Addiction and mental health travel together
Anxiety, depression, and trauma sit alongside substance use far more often than not. Sometimes the substance use started as a way to manage the mental health condition; sometimes it runs the other way. Either way, treating only one side tends to leave the other free to pull recovery back down. The patient who gets stable on medication but is still living with untreated panic attacks or depression is the one most likely to slip.
That is the case for treating both at the same time. When your addiction care and your mental health care come from the same team and sit on the same plan, the two stop working against each other.
One team, one plan
At Restoration Recovery, co-occurring mental health is built into your treatment rather than handed off to another office. It starts with an assessment that looks at both your substance use and your mental health, and becomes a single plan your providers manage together.
- Co-occurring assessment and integrated treatment planning at intake
- Psychiatric medication management by licensed providers, coordinated with your MAT
- Individual counseling for anxiety, depression, and trauma
- Your recovery plan and your mental health plan kept as one plan, not two separate ones
- Confidential under HIPAA and 42 CFR Part 2
For the medication side of recovery — Suboxone for opioid use, or Vivitrol and other options for alcohol use — see those pages for how the medication works. After your first in-person visit, ongoing appointments can be handled by telehealth.

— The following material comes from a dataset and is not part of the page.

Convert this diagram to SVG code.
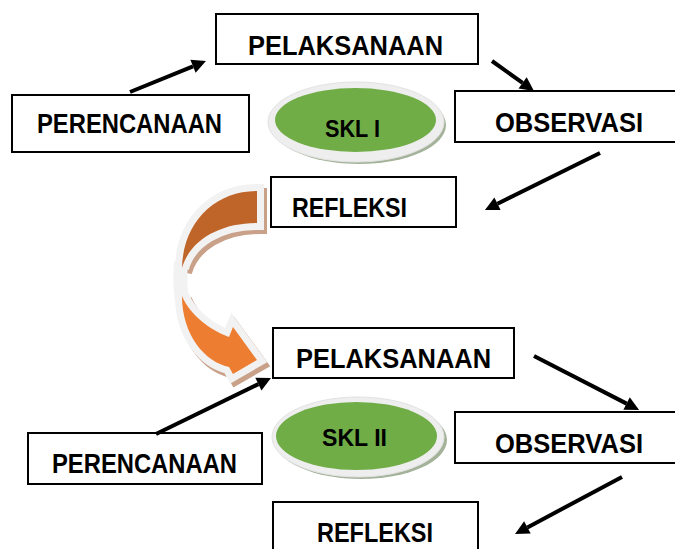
<svg xmlns="http://www.w3.org/2000/svg" width="675" height="549" viewBox="0 0 675 549">
<style>
.box{fill:#fff;stroke:#000;stroke-width:2}
.lbl{font-family:"Liberation Sans",Arial,sans-serif;font-weight:bold;font-size:27px;fill:#000}
.skl{font-family:"Liberation Sans",Arial,sans-serif;font-weight:bold;font-size:24px;fill:#000}
.conn{stroke:#000;stroke-width:4;fill:none;marker-end:url(#ah)}
.ring{fill:#EEEEEE;stroke:#E2E2E2;stroke-width:1}
.eshadow{fill:#A3B299}
.green{fill:#70AD47}
.out{stroke:#F2F2F2;stroke-width:14;stroke-linejoin:miter;paint-order:stroke}
.tan{fill:#C9A088;stroke:#C9A088;stroke-width:14}
</style>
<defs>
<marker id="ah" markerUnits="userSpaceOnUse" markerWidth="16" markerHeight="16" viewBox="0 -8 16 16" refX="0" refY="0" orient="auto" overflow="visible">
<path d="M0,-7 L14,0 L0,7 Z" fill="#000"/>
</marker>
</defs>

<g id="curved-arrow">
<path class="tan" transform="translate(3,4)" d="M257,191 C215,191 183,222 182,268 C190,240 220,223 257,223 Z"/>
<path d="M181,262 C180,275 180,288 182,300" fill="none" stroke="#F2F2F2" stroke-width="14"/>
<path class="out" fill="#C0652A" d="M257,191 C215,191 183,222 182,268 C190,240 220,223 257,223 Z"/>
<path class="tan" transform="translate(3,4)" d="M182,296 C182,335 205,362 229,367 L233,374 L257,360 L233,327 L229,337 C210,330 190,315 182,296 Z"/>
<path class="out" fill="#ED7D31" d="M182,296 C182,335 205,362 229,367 L233,374 L257,360 L233,327 L229,337 C210,330 190,315 182,296 Z"/>
</g>

<g id="skl1">
<ellipse class="eshadow" cx="359" cy="125" rx="87" ry="39"/>
<ellipse class="ring" cx="356" cy="122" rx="88" ry="40"/>
<ellipse class="green" cx="355.5" cy="120" rx="80.5" ry="32"/>
<text class="skl" x="325" y="137" textLength="55" lengthAdjust="spacingAndGlyphs">SKL I</text>
</g>

<g id="skl2">
<ellipse class="eshadow" cx="361" cy="440" rx="86" ry="39"/>
<ellipse class="ring" cx="358" cy="437" rx="86" ry="40"/>
<ellipse class="green" cx="356.5" cy="436" rx="80.5" ry="34"/>
<text class="skl" x="322" y="446" textLength="65" lengthAdjust="spacingAndGlyphs">SKL  II</text>
</g>

<g id="pelaksanaan1">
<rect class="box" x="216" y="14" width="262" height="50"/>
<text class="lbl" x="248" y="55" textLength="195" lengthAdjust="spacingAndGlyphs">PELAKSANAAN</text>
</g>
<g id="perencanaan1">
<rect class="box" x="12" y="95" width="237" height="57"/>
<text class="lbl" x="37" y="133" textLength="185" lengthAdjust="spacingAndGlyphs">PERENCANAAN</text>
</g>
<g id="observasi1">
<rect class="box" x="455" y="91" width="235" height="51"/>
<text class="lbl" x="495" y="132" textLength="148" lengthAdjust="spacingAndGlyphs">OBSERVASI</text>
</g>
<g id="refleksi1">
<rect class="box" x="271" y="177" width="185" height="50"/>
<text class="lbl" x="292" y="217" textLength="115" lengthAdjust="spacingAndGlyphs">REFLEKSI</text>
</g>

<g id="pelaksanaan2">
<rect class="box" x="273" y="328" width="241" height="50"/>
<text class="lbl" x="296" y="368" textLength="195" lengthAdjust="spacingAndGlyphs">PELAKSANAAN</text>
</g>
<g id="perencanaan2">
<rect class="box" x="28" y="433" width="234" height="51"/>
<text class="lbl" x="52" y="473" textLength="185" lengthAdjust="spacingAndGlyphs">PERENCANAAN</text>
</g>
<g id="observasi2">
<rect class="box" x="455" y="412" width="235" height="51"/>
<text class="lbl" x="495" y="453" textLength="148" lengthAdjust="spacingAndGlyphs">OBSERVASI</text>
</g>
<g id="refleksi2">
<rect class="box" x="273" y="502" width="205" height="60"/>
<text class="lbl" x="317" y="542" textLength="116" lengthAdjust="spacingAndGlyphs">REFLEKSI</text>
</g>

<g id="connectors">
<line class="conn" x1="130" y1="92" x2="193" y2="66.3"/>
<line class="conn" x1="492" y1="61" x2="522.6" y2="82.9"/>
<line class="conn" x1="600" y1="153" x2="497.5" y2="203.8"/>
<line class="conn" x1="156" y1="434" x2="258.4" y2="384.1"/>
<line class="conn" x1="534" y1="356" x2="626.6" y2="403.6"/>
<line class="conn" x1="622" y1="477" x2="527.4" y2="527.4"/>
</g>
</svg>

What we treat alongside recovery
Anxiety and substance use
Anxiety and panic are among the most common conditions we see in people seeking treatment for opioid or alcohol use. Drinking or using to quiet the anxiety, then feeling it spike again in withdrawal, is a cycle that medication-assisted treatment alone does not break. We treat the anxiety directly — counseling, plus psychiatric medication management when it is clinically appropriate — as part of the same plan that stabilizes the substance use.
Depression and substance use
Depression is often what makes recovery hardest to sustain: the energy to keep appointments, take medication, and stay engaged is exactly what depression takes away. We treat depression alongside your substance use so it stops quietly undoing your progress, with counseling and coordinated psychiatric medication support inside one care plan.
Trauma, PTSD, and substance use
For a lot of people, substance use traces back to trauma. Treating the substance use without addressing what is underneath it tends not to hold. Our providers treat post-traumatic stress and trauma history as part of recovery — trauma-informed counseling and medication management coordinated with your MAT — at a pace that does not destabilize the recovery you are building.